_WHAT YOU SHOULD DO_:
Answer with the number of lines in the listing below that contain the word "drawn", and nothing else.

_SUPPLIED MATERIAL_:
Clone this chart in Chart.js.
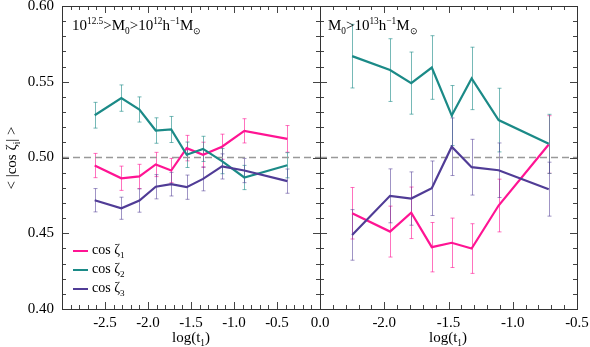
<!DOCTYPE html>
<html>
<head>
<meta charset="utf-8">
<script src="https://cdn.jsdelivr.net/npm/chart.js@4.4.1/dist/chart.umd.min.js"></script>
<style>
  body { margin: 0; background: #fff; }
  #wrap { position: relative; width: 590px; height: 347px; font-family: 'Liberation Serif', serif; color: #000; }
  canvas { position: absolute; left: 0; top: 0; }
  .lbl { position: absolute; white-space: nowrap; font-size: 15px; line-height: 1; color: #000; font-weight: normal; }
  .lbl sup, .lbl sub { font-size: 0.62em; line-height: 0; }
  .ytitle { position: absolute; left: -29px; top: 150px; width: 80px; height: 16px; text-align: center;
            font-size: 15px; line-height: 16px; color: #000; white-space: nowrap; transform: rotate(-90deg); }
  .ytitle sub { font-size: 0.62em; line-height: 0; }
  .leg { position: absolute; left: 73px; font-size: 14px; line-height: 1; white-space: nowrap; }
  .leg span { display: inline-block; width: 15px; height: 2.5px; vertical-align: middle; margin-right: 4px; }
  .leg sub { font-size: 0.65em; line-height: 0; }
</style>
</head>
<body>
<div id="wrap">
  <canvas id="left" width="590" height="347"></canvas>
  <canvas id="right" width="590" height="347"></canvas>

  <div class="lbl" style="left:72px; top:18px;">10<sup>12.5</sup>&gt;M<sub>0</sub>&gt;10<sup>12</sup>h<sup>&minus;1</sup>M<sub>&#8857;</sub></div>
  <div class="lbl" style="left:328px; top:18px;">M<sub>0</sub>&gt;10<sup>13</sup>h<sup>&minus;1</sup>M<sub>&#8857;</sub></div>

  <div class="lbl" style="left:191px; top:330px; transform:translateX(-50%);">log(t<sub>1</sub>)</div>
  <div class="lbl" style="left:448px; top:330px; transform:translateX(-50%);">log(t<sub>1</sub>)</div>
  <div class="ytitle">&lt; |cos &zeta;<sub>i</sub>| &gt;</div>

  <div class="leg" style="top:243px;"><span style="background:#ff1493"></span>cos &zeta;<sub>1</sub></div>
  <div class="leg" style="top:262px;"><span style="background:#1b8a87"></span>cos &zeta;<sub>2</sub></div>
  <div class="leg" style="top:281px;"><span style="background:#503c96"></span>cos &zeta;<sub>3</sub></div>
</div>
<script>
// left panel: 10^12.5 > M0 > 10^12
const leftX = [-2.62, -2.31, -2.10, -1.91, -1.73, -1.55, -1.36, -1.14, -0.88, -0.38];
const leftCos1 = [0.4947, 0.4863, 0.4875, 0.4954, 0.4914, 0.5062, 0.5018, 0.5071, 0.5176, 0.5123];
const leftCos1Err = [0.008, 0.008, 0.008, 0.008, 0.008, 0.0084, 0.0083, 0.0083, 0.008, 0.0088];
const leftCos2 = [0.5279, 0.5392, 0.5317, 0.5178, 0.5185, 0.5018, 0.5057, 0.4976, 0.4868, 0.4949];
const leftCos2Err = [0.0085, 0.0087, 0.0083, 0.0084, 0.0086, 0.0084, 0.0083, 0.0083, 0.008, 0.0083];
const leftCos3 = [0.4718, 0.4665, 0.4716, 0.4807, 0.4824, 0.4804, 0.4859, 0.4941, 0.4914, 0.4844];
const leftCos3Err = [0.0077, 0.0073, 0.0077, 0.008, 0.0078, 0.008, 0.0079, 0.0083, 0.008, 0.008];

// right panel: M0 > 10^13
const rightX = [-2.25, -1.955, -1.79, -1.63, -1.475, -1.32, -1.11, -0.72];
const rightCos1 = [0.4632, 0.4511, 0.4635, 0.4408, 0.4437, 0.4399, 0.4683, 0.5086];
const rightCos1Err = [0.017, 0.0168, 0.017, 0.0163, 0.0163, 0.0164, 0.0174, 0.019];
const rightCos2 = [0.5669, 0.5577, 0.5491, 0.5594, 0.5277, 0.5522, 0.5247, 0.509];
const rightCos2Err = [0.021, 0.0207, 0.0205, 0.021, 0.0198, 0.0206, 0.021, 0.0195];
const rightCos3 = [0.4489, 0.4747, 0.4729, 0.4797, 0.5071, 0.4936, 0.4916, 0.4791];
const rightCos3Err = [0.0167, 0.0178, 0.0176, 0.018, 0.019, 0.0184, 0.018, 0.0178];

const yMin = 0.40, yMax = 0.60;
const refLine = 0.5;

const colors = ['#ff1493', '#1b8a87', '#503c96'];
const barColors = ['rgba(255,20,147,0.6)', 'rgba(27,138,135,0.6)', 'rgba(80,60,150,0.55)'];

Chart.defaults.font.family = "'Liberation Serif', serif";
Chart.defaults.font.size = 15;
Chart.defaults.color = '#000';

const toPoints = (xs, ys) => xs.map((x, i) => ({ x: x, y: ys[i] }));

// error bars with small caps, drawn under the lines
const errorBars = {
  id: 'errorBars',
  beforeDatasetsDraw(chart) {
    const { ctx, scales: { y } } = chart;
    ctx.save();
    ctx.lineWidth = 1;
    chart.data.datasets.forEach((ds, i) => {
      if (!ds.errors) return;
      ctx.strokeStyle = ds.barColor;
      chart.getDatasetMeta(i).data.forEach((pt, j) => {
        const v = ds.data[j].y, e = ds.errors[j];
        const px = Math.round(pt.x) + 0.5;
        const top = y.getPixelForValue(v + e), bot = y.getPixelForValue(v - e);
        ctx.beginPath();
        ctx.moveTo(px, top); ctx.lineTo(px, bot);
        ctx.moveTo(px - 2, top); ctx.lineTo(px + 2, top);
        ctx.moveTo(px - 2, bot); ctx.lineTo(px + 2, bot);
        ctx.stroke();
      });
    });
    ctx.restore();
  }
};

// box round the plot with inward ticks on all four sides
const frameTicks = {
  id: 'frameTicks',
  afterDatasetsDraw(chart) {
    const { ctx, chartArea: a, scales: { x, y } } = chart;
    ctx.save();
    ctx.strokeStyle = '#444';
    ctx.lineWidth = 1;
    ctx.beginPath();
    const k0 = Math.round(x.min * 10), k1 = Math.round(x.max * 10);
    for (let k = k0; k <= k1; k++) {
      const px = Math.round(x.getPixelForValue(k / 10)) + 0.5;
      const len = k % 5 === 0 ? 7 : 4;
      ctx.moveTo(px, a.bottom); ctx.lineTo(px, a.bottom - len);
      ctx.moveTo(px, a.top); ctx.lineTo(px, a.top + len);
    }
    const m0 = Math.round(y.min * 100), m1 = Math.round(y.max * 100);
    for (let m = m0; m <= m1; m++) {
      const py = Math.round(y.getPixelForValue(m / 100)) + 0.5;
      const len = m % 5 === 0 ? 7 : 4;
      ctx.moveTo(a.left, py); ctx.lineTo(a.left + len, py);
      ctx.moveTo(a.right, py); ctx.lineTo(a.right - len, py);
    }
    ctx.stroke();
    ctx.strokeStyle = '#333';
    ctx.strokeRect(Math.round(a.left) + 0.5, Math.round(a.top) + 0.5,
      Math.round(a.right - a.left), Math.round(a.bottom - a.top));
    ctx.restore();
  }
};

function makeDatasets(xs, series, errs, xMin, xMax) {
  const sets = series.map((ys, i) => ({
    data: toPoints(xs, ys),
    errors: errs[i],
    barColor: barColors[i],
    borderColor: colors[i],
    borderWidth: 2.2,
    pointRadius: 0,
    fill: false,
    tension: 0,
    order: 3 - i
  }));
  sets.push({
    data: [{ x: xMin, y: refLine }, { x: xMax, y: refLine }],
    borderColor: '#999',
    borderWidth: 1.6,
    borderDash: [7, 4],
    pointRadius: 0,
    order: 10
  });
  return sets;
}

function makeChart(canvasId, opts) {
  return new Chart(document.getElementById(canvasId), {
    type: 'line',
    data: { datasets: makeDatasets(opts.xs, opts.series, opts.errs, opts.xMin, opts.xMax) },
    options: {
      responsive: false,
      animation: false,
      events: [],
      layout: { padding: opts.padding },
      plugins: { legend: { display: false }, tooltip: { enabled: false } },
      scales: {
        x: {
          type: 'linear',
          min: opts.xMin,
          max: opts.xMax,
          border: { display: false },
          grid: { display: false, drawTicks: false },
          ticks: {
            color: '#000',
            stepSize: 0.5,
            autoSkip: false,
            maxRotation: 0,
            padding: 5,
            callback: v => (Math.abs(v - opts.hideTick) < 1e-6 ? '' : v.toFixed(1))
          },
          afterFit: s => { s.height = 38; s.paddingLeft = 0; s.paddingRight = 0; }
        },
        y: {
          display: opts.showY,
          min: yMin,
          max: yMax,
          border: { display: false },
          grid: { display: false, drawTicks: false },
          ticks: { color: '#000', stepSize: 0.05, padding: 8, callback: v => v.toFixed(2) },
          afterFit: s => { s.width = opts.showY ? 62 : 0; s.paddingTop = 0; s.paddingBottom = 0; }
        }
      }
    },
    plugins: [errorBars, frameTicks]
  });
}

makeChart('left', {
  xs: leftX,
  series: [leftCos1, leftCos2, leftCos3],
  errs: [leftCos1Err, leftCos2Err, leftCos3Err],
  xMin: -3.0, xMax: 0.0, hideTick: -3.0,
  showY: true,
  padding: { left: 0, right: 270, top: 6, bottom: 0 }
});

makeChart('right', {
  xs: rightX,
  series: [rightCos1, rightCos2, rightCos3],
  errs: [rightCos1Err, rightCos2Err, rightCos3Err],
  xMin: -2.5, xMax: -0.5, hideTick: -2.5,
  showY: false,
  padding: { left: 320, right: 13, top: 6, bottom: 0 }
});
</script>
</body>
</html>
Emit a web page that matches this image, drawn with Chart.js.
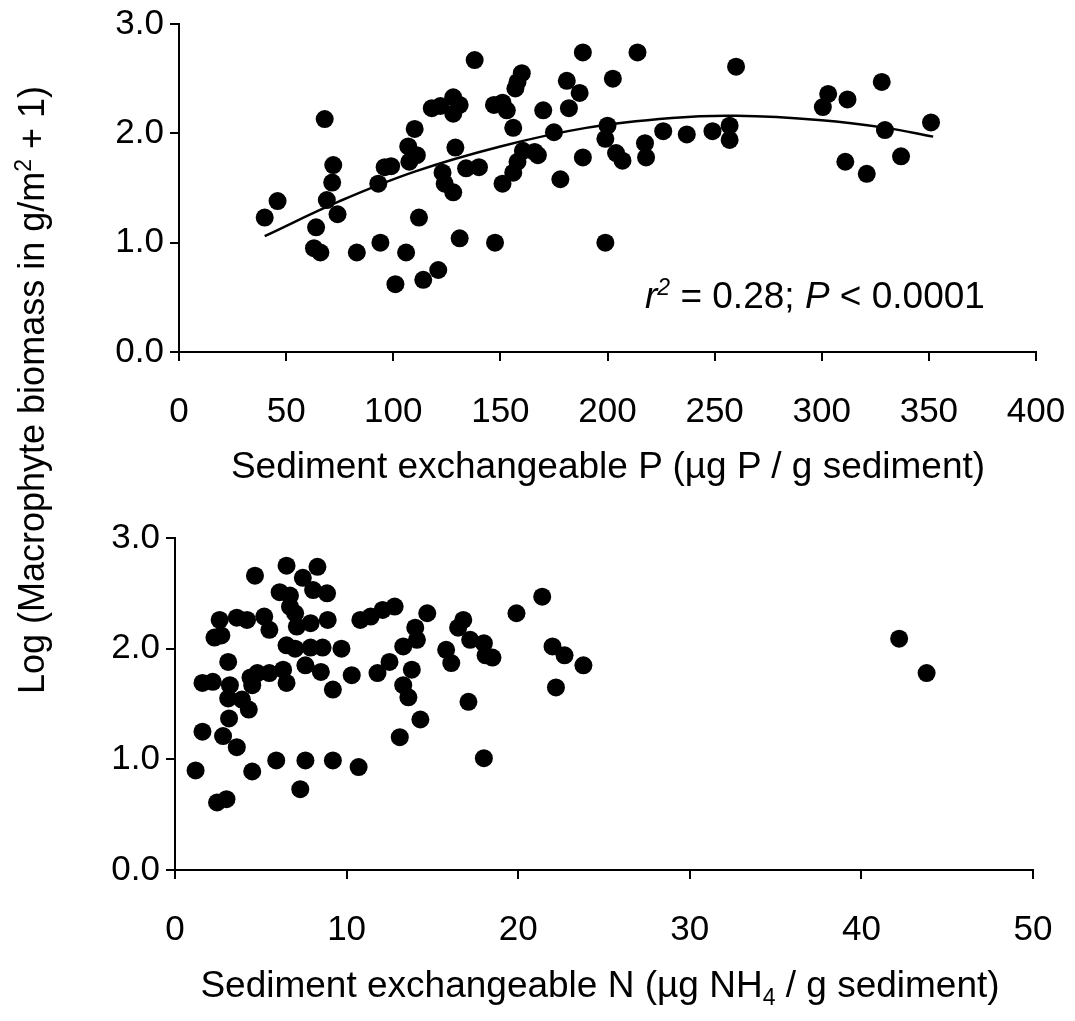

_TASK RESULT_:
2